Hiring of next electric superintendent remains static amidst charged situation


A different month, but virtually the same vote. At its meeting Tuesday, Feb. 21, the Thief River Falls City Council again decided against hiring Daniel Chase as the city’s next electric superintendent.

Voting in opposition to hiring Chase were council members Jason Aarestad, Anthony Bolduc, Megan Bourne, Michele McCraw, and J. Scott Pream. Voting in favor were Mayor Brian Holmer, and council members Mike Lorenson and Steve Narverud.

The council initially considered hiring Chase on Tuesday, Jan. 3. At that time, Lorenson had made a motion to approve Chase’s hiring. That motion died for lack of a second.

The position has been vacant since Electric Superintendent Dale Narlock retired in June. If he had been hired, Chase would have been paid $104,436.80 per year and would have received a relocation expense reimbursement of up to $5,000. Interim Electric Superintendent John Kinsman had also been interviewed for the position.

In a separate, related motion, the council approved seeking applications again for the position.

Prior to the votes, Aarestad said Chase had had numerous positions in a short period of time and he was concerned about Chase’s potential longevity if he were hired. Aarestad added that he had been repeatedly told there were issues in the Electric Department. When Aarestad asked what those issues were, he said his fellow council members wouldn’t answer him. “I think this is a mistake,” he said. “I really do.”

Aarestad then advocated for Kinsman, who has worked for the city for more than 27 years. He said that Kinsman has done a great job filling in as interim electric superintendent. Aarestad asked the council to fill him in on any issues.

Lorenson replied that he didn’t think the council was at liberty to discuss employment issues except to pass them on to human resources.

Aarestad responded that he sits on the Personnel/Labor Committee with Lorenson and asked the committee about the issues.

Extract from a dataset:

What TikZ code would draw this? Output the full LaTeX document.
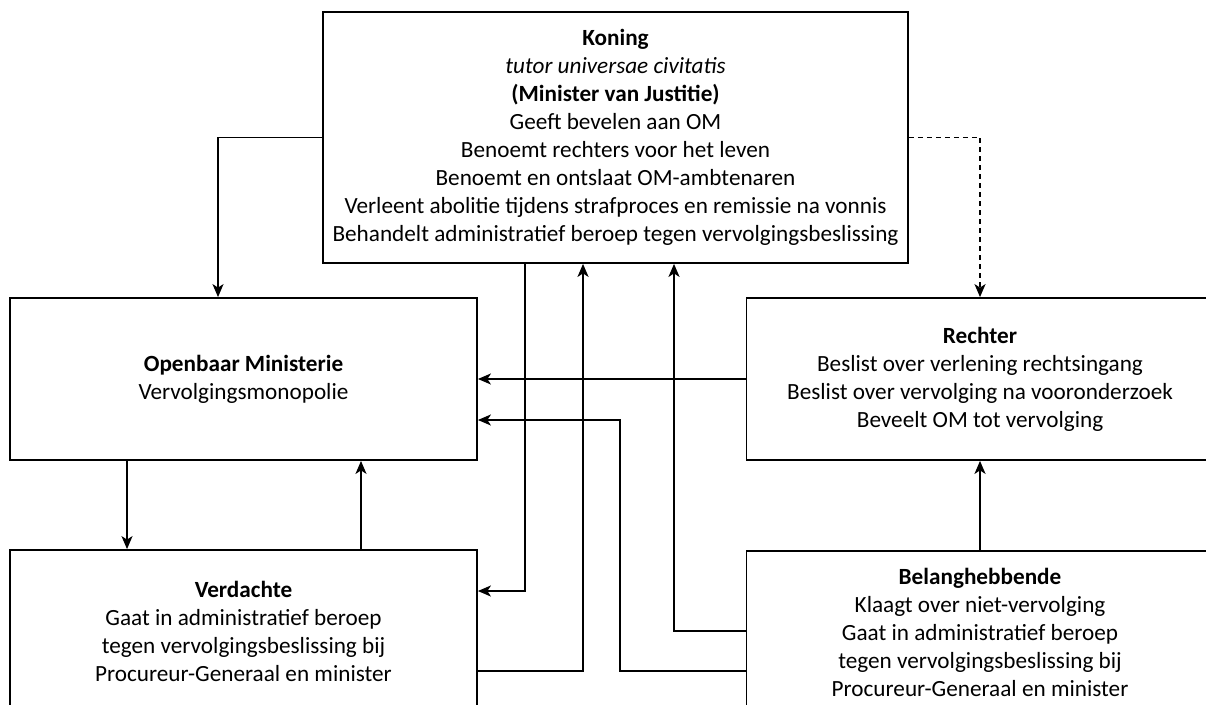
\documentclass[tikz,border=0pt]{standalone}
\usepackage{fontspec}
\setmainfont{Carlito}
\usetikzlibrary{arrows.meta}
\tikzset{
  box/.style={draw, line width=1.8pt, rectangle, align=center, inner sep=0pt,
    font=\fontsize{23.2}{28}\selectfont},
  arr/.style={line width=1.8pt, -{Stealth[length=13pt,width=11pt,inset=3.5pt]}},
}
\begin{document}
\begin{tikzpicture}[x=1pt,y=-1pt]
\useasboundingbox (0,0) rectangle (1206,704);
\clip (0,0) rectangle (1206,704);
\node[box, minimum width=585pt, minimum height=251pt] (K) at (615.5,137.5)
  {\textbf{Koning}\\ \textit{tutor universae civitatis}\\ \textbf{(Minister van Justitie)}\\
   Geeft bevelen aan OM\\ Benoemt rechters voor het leven\\ Benoemt en ontslaat OM-ambtenaren\\
   Verleent abolitie tijdens strafproces en remissie na vonnis\\
   Behandelt administratief beroep tegen vervolgingsbeslissing};
\node[box, minimum width=467pt, minimum height=162pt] (OM) at (243.5,379)
  {\textbf{Openbaar Ministerie}\\ Vervolgingsmonopolie};
\node[box, minimum width=467pt, minimum height=162pt] (R) at (980,379)
  {\textbf{Rechter}\\ Beslist over verlening rechtsingang\\ Beslist over vervolging na vooronderzoek\\ Beveelt OM tot vervolging};
\node[box, minimum width=467pt, minimum height=163pt] (V) at (243.5,631.5)
  {\textbf{Verdachte}\\ Gaat in administratief beroep\\ tegen vervolgingsbeslissing bij\\ Procureur-Generaal en minister};
\node[box, minimum width=467pt, minimum height=163pt] (B) at (980,632.5)
  {\textbf{Belanghebbende}\\ Klaagt over niet-vervolging\\ Gaat in administratief beroep\\ tegen vervolgingsbeslissing bij\\ Procureur-Generaal en minister};
% connectors
\draw[arr] (K.west) -| (218,0 |- OM.north);
\draw[arr, dash pattern=on 5pt off 4pt] (K.east) -| (980,0 |- R.north);
\draw[arr] (525,0 |- K.south) |- (V.east |- 0,591);
\draw[arr] (V.east |- 0,671) -| (583,0 |- K.south);
\draw[arr] (B.west |- 0,631) -| (674,0 |- K.south);
\draw[arr] (B.west |- 0,671) -| (620,420) -- (OM.east |- 0,420);
\draw[arr] (R.west) -- (OM.east |- R.west);
\draw[arr] (127,0 |- OM.south) -- (127,0 |- V.north);
\draw[arr] (361,0 |- V.north) -- (361,0 |- OM.south);
\draw[arr] (B.north) -- (B.north |- R.south);
\end{tikzpicture}
\end{document}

He said he hasn’t been given any answers. Instead, Aarestad said he was told if he only understood. He asked how he could understand if he wasn’t told about the issues.

Bolduc, who sits on the Utilities Committee, said he had also asked about issues in the department in that committee’s meetings, only to receive no answers.

Lorenson, who sits on both committees, said most of each committee recommended hiring Chase. He indicated those decisions weren’t unanimous. Lorenson then cited labor statistics, noting that employees usually stay at a particular position for an average of 4.3 years. He added that there is nothing to guarantee how long a person will work for the city.

Aarestad then asked for a roll call vote. Speaking about the council’s consideration of this matter, he said it was a “rail job from the get-go.” Aarestad added that there were many things that haven’t been done correctly.

Later, immediately prior to the vote, Aarestad encouraged his fellow council members to think about their ethics when they voted on the matter. “There’s a lot of stuff going on that needs to be brought to the public’s attention and it will come out, so just hope you guys do what’s right,” he said.

The council approved employing Erik Jax as a patrol officer, effective Thursday, Feb. 23. Jax, who lives in Erskine, has worked for the White Earth Tribal Police Department. In his most recent position, he served as a patrol sergeant. Jax previously served as a patrol officer and K-9 officer there. Before serving as a police officer, he worked in public safety for 17 years, including 15 years in EMS. Jax has also served as a volunteer firefighter, serving as a volunteer fire chief for five years.

City Council also approved advertising to fill an additional position for a police officer.